Mr. Garrison said: "We cannot acknowledge allegiance to any human government. We can allow no appeal to patriotism to revenge any national insult or injury." Again he said: "If a nation has no right to defend itself against foreign enemies, no individual possesses that right in his own case…. As every human government is upheld by physical strength, and its laws are enforced at the point of the bayonet, we cannot hold office. We therefore exclude ourselves from every legislative and judicial body, and repudiate all human politics, worldly honors, and stations of authority."
Ralph Waldo Emerson says: "They withdraw themselves from the common labors and competitions of the market and the caucus…. They are striking work, and calling out for something worthy to do…. They are not good citizens, not good members of society; unwilling to bear their part of the public burdens. They do not even like to vote. They filled the world with long beards and long words. They began in words, and ended in words."
Charles Sumner said: "An omnibus-load of Boston abolitionists has done more harm to the Anti-slavery cause than all its enemies."
Angelina Grimké, writing at this time to Mr. Weld, said: "What wouldst thou think of the 'Liberator' abandoning abolitionism as a primary object, and becoming the vehicle of all these grand principles?"
In his published volume "Anti-slavery Days," James Freeman Clarke says of the first Garrison Anti-slavery society: "There was no such excitement to be had anywhere else as at these meetings. There was a little of everything going on in them. Sometimes crazy people would come in and insist on taking up the time; sometimes mobs would interrupt the smooth tenor of their way; but amid all disturbance each meeting gave us an interesting and impressive hour. I think that some of the Garrisonian orators had the keenest tongues ever given to man. Stephen S. Foster and Henry C. Wright, for example, said the sharpest things that were ever uttered. Their belief was, that people were asleep, and the only thing to be done was to rouse them; and to do this it was necessary to cut deep and spare not. The more angry people were made, the better." Again, in the same volume, he says, after describing the political Anti-slavery party: "While these political anti-slavery movements were going on, the old abolitionists, under the lead of Garrison, Phillips, and others, had decided to oppose all voting and all political efforts under the Constitution. They adopted as their motto, 'No union with slaveholders.' Their hope for abolishing slavery was in inducing the North to dissolve the Union.

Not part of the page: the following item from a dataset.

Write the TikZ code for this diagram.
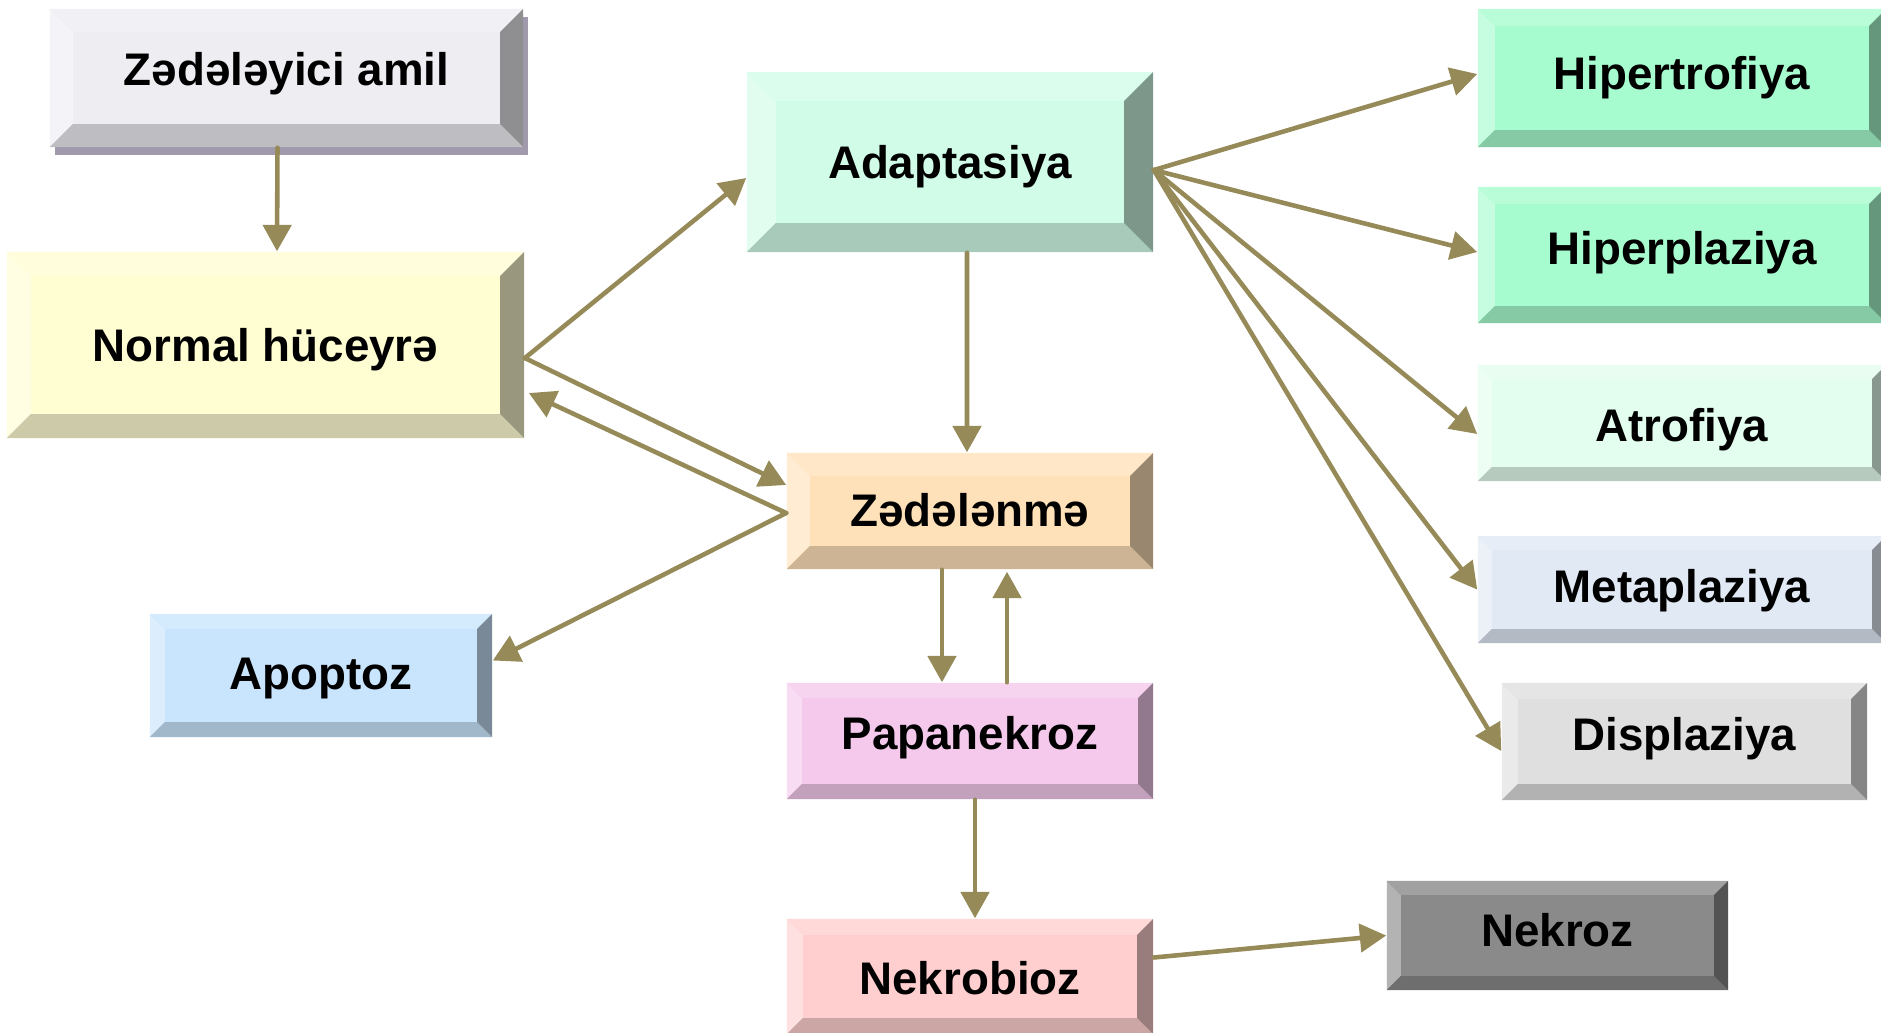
\documentclass[tikz,border=0pt]{standalone}
\usepackage{fontspec}
\setmainfont{Liberation Sans}
\usepackage{tikz}
\usetikzlibrary{arrows.meta}
\usetikzlibrary{shadows}
\usepackage{color}
\definecolor{arr}{HTML}{958A58}
\definecolor{cAmil}{HTML}{EEEDF2}
\definecolor{cAmilSh}{HTML}{A09AAC}
\definecolor{cNorm}{HTML}{FFFDD2}
\definecolor{cAdapt}{HTML}{D0FCE8}
\definecolor{cZed}{HTML}{FFE1B9}
\definecolor{cPapa}{HTML}{F4C9EC}
\definecolor{cNbio}{HTML}{FFCFCF}
\definecolor{cApop}{HTML}{C9E5FD}
\definecolor{cNekr}{HTML}{8A8A8A}
\definecolor{cHiper}{HTML}{A7FCCF}
\definecolor{cAtrof}{HTML}{E3FEEE}
\definecolor{cMeta}{HTML}{E1E9F4}
\definecolor{cDispl}{HTML}{DFDFDF}

\begin{document}
\begin{tikzpicture}[line cap=round,line join=round,>={Triangle[length=7.5pt,width=8pt]},x=0.01cm,y=-0.01cm,
  bevbox/.style 2 args={fill=#1,draw=none,inner sep=0pt,text height=0.75em,text depth=0.25em,
    font=\fontsize{13}{15}\selectfont\bfseries,
    path picture={
      \fill[#1!65!white] (path picture bounding box.north west) -- ([shift={(#2,-#2)}]path picture bounding box.north west)
        -- ([shift={(#2,#2)}]path picture bounding box.south west) -- (path picture bounding box.south west) -- cycle;
      \fill[#1!80!white] (path picture bounding box.north west) -- (path picture bounding box.north east)
        -- ([shift={(-#2,-#2)}]path picture bounding box.north east) -- ([shift={(#2,-#2)}]path picture bounding box.north west) -- cycle;
      \fill[#1!80!black] (path picture bounding box.south west) -- ([shift={(#2,#2)}]path picture bounding box.south west)
        -- ([shift={(-#2,#2)}]path picture bounding box.south east) -- (path picture bounding box.south east) -- cycle;
      \fill[#1!60!black] (path picture bounding box.north east) -- (path picture bounding box.south east)
        -- ([shift={(-#2,#2)}]path picture bounding box.south east) -- ([shift={(-#2,-#2)}]path picture bounding box.north east) -- cycle;
    }},
  link/.style={->,draw=arr,line width=1.3pt}]
\useasboundingbox (0,0) rectangle (1881,1032);

\node[bevbox={cAmil}{0.23cm},minimum width=4.73cm,minimum height=1.38cm,text height=0.65em,
  drop shadow={shadow xshift=0.05cm,shadow yshift=-0.08cm,fill=cAmilSh,opacity=1}] (amil) at (286.5,78) {Zədələyici amil};
\node[bevbox={cNorm}{0.24cm},minimum width=5.17cm,minimum height=1.86cm,text height=1.17em] (normal) at (265.5,345) {Normal hüceyrə};
\node[bevbox={cAdapt}{0.29cm},minimum width=4.06cm,minimum height=1.80cm,text height=1.17em] (adapt) at (950,162) {Adaptasiya};
\node[bevbox={cZed}{0.23cm},minimum width=3.66cm,minimum height=1.16cm,text height=1.12em] (zedel) at (970,511) {Zədələnmə};
\node[bevbox={cApop}{0.15cm},minimum width=3.42cm,minimum height=1.23cm,text height=1.06em] (apop) at (321,675.5) {Apoptoz};
\node[bevbox={cPapa}{0.15cm},minimum width=3.66cm,minimum height=1.16cm] (papa) at (970,741) {Papanekroz};
\node[bevbox={cNbio}{0.16cm},minimum width=3.66cm,minimum height=1.15cm,text height=1.3em] (nbioz) at (970,976.5) {Nekrobioz};
\node[bevbox={cNekr}{0.14cm},minimum width=3.41cm,minimum height=1.09cm,text height=0.85em] (nekroz) at (1557.5,935.5) {Nekroz};
\node[bevbox={cHiper}{0.17cm},minimum width=4.08cm,minimum height=1.38cm,text height=0.91em] (hipert) at (1682,78) {Hipertrofiya};
\node[bevbox={cHiper}{0.17cm},minimum width=4.08cm,minimum height=1.36cm,text height=0.8em] (hiperp) at (1682,255) {Hiperplaziya};
\node[bevbox={cAtrof}{0.14cm},minimum width=4.08cm,minimum height=1.16cm,text height=1.28em] (atrof) at (1682,423) {Atrofiya};
\node[bevbox={cMeta}{0.14cm},minimum width=4.08cm,minimum height=1.07cm,text height=0.96em] (metap) at (1682,589.5) {Metaplaziya};
\node[bevbox={cDispl}{0.16cm},minimum width=3.65cm,minimum height=1.17cm] (displ) at (1684.5,741.5) {Displaziya};

\draw[link] ([xshift=-0.09cm]amil.south) -- ([xshift=0.115cm]normal.north);
\draw[link] ([yshift=-0.13cm]normal.east) -- ([yshift=-0.16cm]adapt.west);
\draw[link] ([yshift=-0.13cm]normal.east) -- ([yshift=0.26cm]zedel.west);
\draw[link] ([yshift=-0.02cm]zedel.west) -- ([xshift=0.04cm,yshift=-0.48cm]normal.east);
\draw[link] ([yshift=-0.02cm]zedel.west) -- ([yshift=0.15cm]apop.east);
\draw[link] ([xshift=0.17cm]adapt.south) -- ([xshift=-0.03cm]zedel.north);
\draw[link] ([xshift=-0.28cm]zedel.south) -- ([xshift=-0.28cm]papa.north);
\draw[link] ([xshift=0.37cm]papa.north) -- ([xshift=0.37cm,yshift=-0.02cm]zedel.south);
\draw[link] ([xshift=0.05cm]papa.south) -- ([xshift=0.05cm]nbioz.north);
\draw[link] ([yshift=0.19cm]nbioz.east) -- (nekroz.west);
\draw[link] ([yshift=-0.08cm]adapt.east) -- ([yshift=0.04cm]hipert.west);
\draw[link] ([yshift=-0.08cm]adapt.east) -- ([yshift=0.03cm]hiperp.west);
\draw[link] ([yshift=-0.08cm]adapt.east) -- ([yshift=-0.11cm]atrof.west);
\draw[link] ([yshift=-0.08cm]adapt.east) -- (metap.west);
\draw[link] ([yshift=-0.08cm]adapt.east) -- ([yshift=-0.095cm]displ.west);
\end{tikzpicture}
\end{document}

Edmund Quincy said the Union was 'a confederacy with crime,' that 'the experiment of a great nation with popular institutions had signally failed,' that 'the Republic was not a model but a warning to the nations;' that 'the whole people must be either slaveholders or slaves;' that the only escape for 'the slave from his bondage was over the ruins of the American Church and the American State:' and it was the unalterable purpose of the Garrisonians to labor for the dissolution of the Union." Freeman Clarke goes on to say: "Wendell Phillips said on one occasion, 'Thank God, I am not a citizen of the United States.' As late as 1861 he declared the Union a failure, and argued for the dissolution of the Union as 'the best possible method of abolishing slavery.' If the North had agreed to disunion and had followed the advice of Phillips, 'To build a bridge of gold to take the slave States out of the Union,' slavery would probably be still existing in all the Southern States. At all events, it was not abolished by those who wished for disunion, but by those who were determined at all hazards and by every sacrifice to maintain the Union."

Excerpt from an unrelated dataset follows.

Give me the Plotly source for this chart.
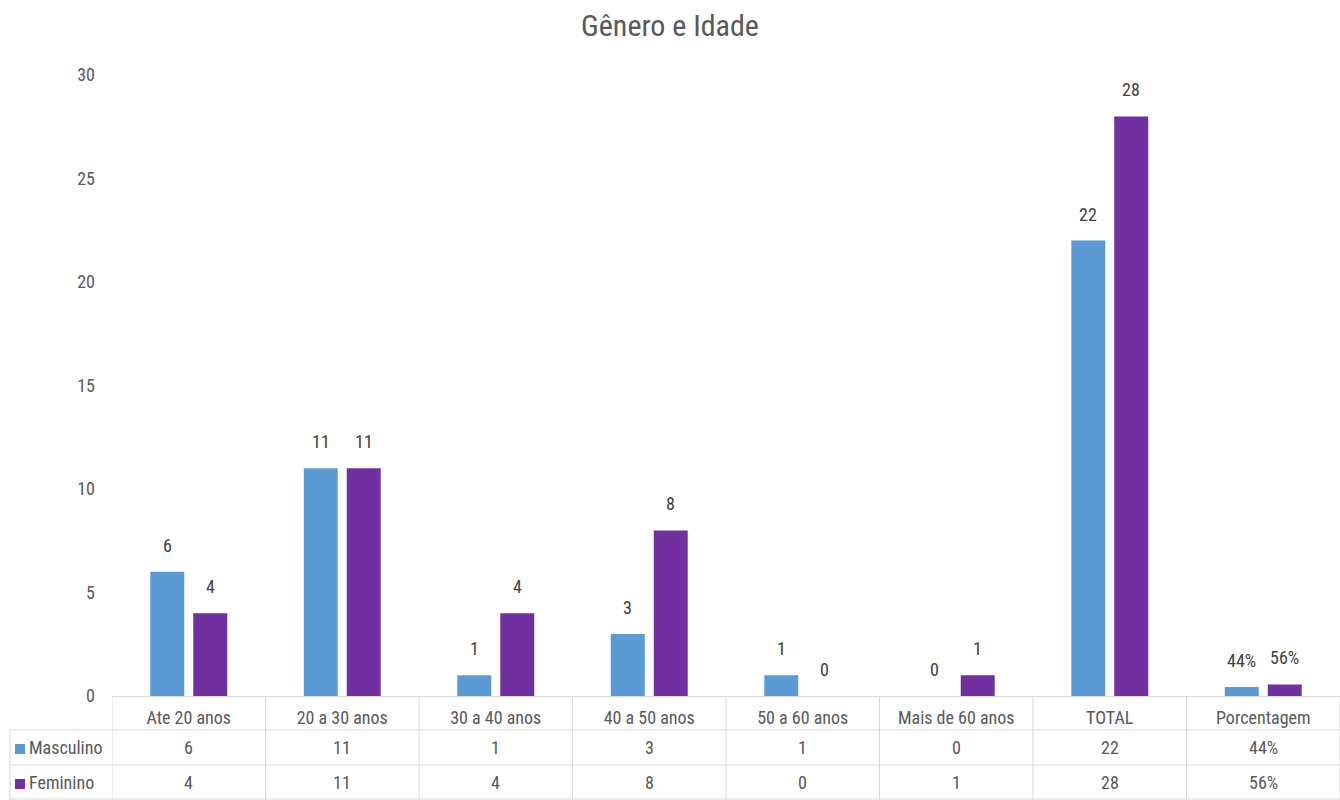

On April 8, 1839, Henry B. Stanton wrote to William Goodell as follows: "At this very time, and mainly, too, in that part of the country where political action has been most successful, and whence, from its promise of soon being triumphant, great encouragement was derived by abolitionists everywhere, a sect has arisen in our midst whose members regard it as of religious obligation in no case to exercise the elective franchise. This persuasion is part and parcel of the tenet which it is believed they have embraced, that as Christians have the precepts of the gospel of Christ, and the spirit of God to guide them, all human governments, as necessarily including the idea of force to secure obedience, are not only superfluous, but unlawful encroachments on the Divine government as ascertained from the sources above mentioned. Therefore they refuse to do anything voluntarily that would be considered as acknowledging the lawful existence of human governments. Denying to civil governments the right to use force, they easily deduce that family governments have no such right. They carry out the 'non-resistant' theory. To the first ruffian who would demand our purse or oust us from our house, they are to be unconditionally surrendered unless moral suasion be found sufficient to induce him to desist from his purpose. Our wives, our daughters, our sisters, our mothers, we are to see set upon by the most brutal, without any effort on our part except argument to defend them! And even they themselves are forbidden to use in defence of their purity such powers as God has endowed them with for its protection, if resistance should be attended with injury or destruction to the assailant. In short, the 'no-government' doctrines, as they are believed now to be embraced, seem to strike at the root of the social structure, and tend, so far as I am able to judge of their tendency, to throw society into entire confusion and to renew, under the sanction of religion, scenes of anarchy and license that have generally hitherto been the offspring of the rankest infidelity and irreligion."